Strano, avrei giurato si trattasse di un texano, invece scopro che
Michael P. Ryan è un ragazzo di New York, che ha vissuto però per un breve periodo nel Midwest americano e si è innamorato di un rock proletario, con chitarre roboanti e le radici ben piantate nella tradizione country di Austin. Il suono di questo esordio per la Right Road records, piccola label indipendente giunta alla sua terza uscita, si allinea perfettamente alle proposte del movimento Red Dirt e di certo rock stradaiolo alla
Cross Canadian Ragweed.
Con mezzi più scarsi, ovviamente, ma con un'anima comune, le otto ballate rock di Ryan, ben prodotte e con un taglio decisamente radiofonico (almeno per il circuito americano) mettono in risalto una componente roots rock classica, da autore di provincia, che si avvicina alla tradizione (è presente la pedal steel di Buddy Cage, oltre a mandolino ed accordion) ma si concede un suono più muscolare, con le tre chitarre degli amici e colleghi Conan, Rich Hayman e Ron Carbone, gente con cui il nostro protagonista ha collaborato in passato. Si tratta infatti del suo esordio come solista dopo essere stato per molto tempo bassista e vocalist in diverse formazioni locali. La scelta è quella giusta,
Ryan possiede una voce stentorea e quasi infallibile per il genere, supportata spesso dalla sorella Tracy. Solo otto brani, sostanzialmente un ep di venticinque minuti: una scelta intelligente, perchè non si sprecano inutili riempitivi e il nome può cominciare a circolare. Auguro sinceramente a Ryan di trovare l'aggancio giusto, leggasi un buon produttore, poiché la sua sua musica ha tutti i numeri per acciuffare un certo gusto country rock: si parte infatti con il piede giusto nell'heartland rock di
Writing on the Wall e
Duty Free, chitarre sparate ed una serie di riff che avremo sentito mille volte. Poco male, la stoffa c'è e le ballate cominciano a fornire le giuste indicazioni:
Change your Mind, oltre alla steel del citato Buddy Cage, vede la comparsa del sax di Brain Bird, donando un tono più malinconico alla canzone.

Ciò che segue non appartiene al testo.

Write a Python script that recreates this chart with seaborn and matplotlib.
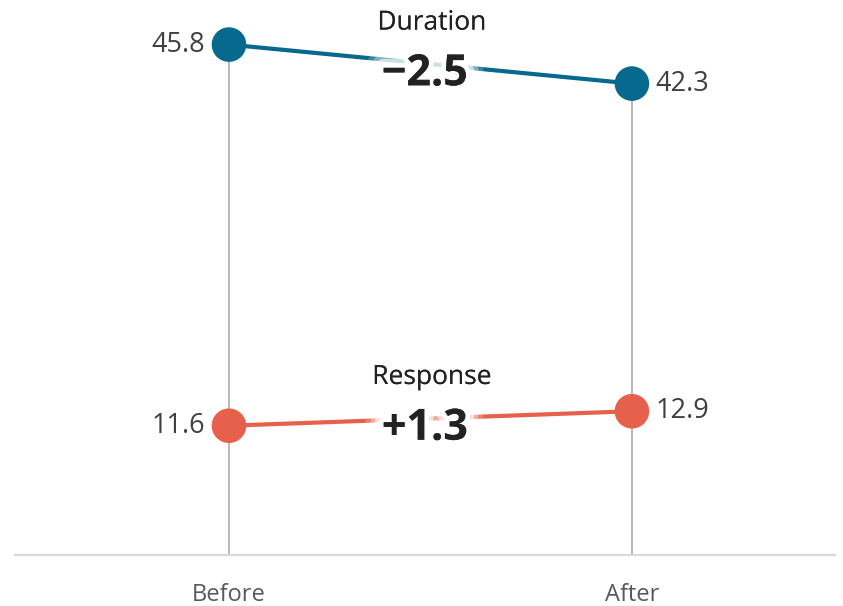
import matplotlib
matplotlib.use("Agg")
import matplotlib.pyplot as plt
import matplotlib.patheffects as pe
import seaborn as sns
import pandas as pd

periods = ["Before", "After"]
metrics = ["Duration", "Response"]
duration_vals = [45.8, 42.3]
response_vals = [11.6, 12.9]
change_labels = ["\u22122.5", "+1.3"]
colors = {"Duration": "#06698d", "Response": "#e6604b"}

df = pd.DataFrame({
    "metric": ["Duration"] * 2 + ["Response"] * 2,
    "x": [0, 1, 0, 1],
    "value": duration_vals + response_vals,
})

sns.set_theme(style="white")
plt.rcParams["font.family"] = ["Open Sans", "DejaVu Sans"]

fig = plt.figure(figsize=(8.43, 6.06), dpi=100)
ax = fig.add_axes([15 / 843, 51 / 606, 820 / 843, 555 / 606])

# vertical guide lines
for i in range(2):
    top = max(df.loc[df.x == i, "value"])
    ax.plot([i, i], [0, top], color="#b3b3b3", lw=1.3, zorder=1)

sns.lineplot(data=df, x="x", y="value", hue="metric", palette=colors,
             lw=3, ax=ax, legend=False, zorder=2)
sns.scatterplot(data=df, x="x", y="value", hue="metric", palette=colors,
                s=620, edgecolor="none", ax=ax, legend=False, zorder=3)

glow = [pe.withStroke(linewidth=w, foreground="white", alpha=a)
        for w, a in [(26, 0.2), (19, 0.35), (13, 0.6), (7, 1.0)]] + [pe.Normal()]

for m, vals, lab in zip(metrics, [duration_vals, response_vals], change_labels):
    ax.annotate(f"{vals[0]:.1f}", (0, vals[0]), xytext=(-17, 0), textcoords="offset points",
                ha="right", va="center", fontsize=19.5, color="#404040")
    ax.annotate(f"{vals[1]:.1f}", (1, vals[1]), xytext=(17, 0), textcoords="offset points",
                ha="left", va="center", fontsize=19.5, color="#404040")
    mid = (vals[0] + vals[1]) / 2
    ax.annotate(lab, (0.5, mid), xytext=(-4, -7), textcoords="offset points",
                ha="center", va="center", fontsize=31, fontweight="bold",
                color="#222222", path_effects=glow, zorder=5)
    ax.annotate(m, (0.5, mid), xytext=(1, 29.5), textcoords="offset points",
                ha="center", va="center", fontsize=19, color="#222222",
                path_effects=glow, zorder=5)

ax.set_xlim(-0.531, 1.504)
ax.set_ylim(0, 49.8)
ax.set_xticks([0, 1])
ax.set_xticklabels(periods, fontsize=17, color="#595959")
ax.tick_params(axis="x", length=0, pad=20)
ax.set_yticks([])
ax.set_xlabel("")
ax.set_ylabel("")
for s in ["top", "right", "left"]:
    ax.spines[s].set_visible(False)
ax.spines["bottom"].set_color("#d9d9d9")
ax.spines["bottom"].set_linewidth(1.6)

fig.savefig("out.png", dpi=100)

Quest'ultimo tornerà a farsi sentire in
Pretty Soon, anche se i veri colpi del disco sono la ballata rootsy
Man on the Moon, davvero un piccolo gioiello, e la gemella
Remember When. Nel finale torna a farsi sentire prepotente il tiro rock di
Run From Tomorrow, la quale assomiglia veramente troppo ai Cross Canadian Ragweed per non destare quelche perplessità, prima di chiudere il sipario con l'acustica, solo voce e chitarra,
I Still Believe, brano senza infamia e senza lode. Ci sono ampi margini di crescita, intanto segnamoci il nome di
Michael P. Ryan: magari sparirà nel nulla come tanti, altrimenti ce lo ritroveremo presto in qualche produzione made in Texas.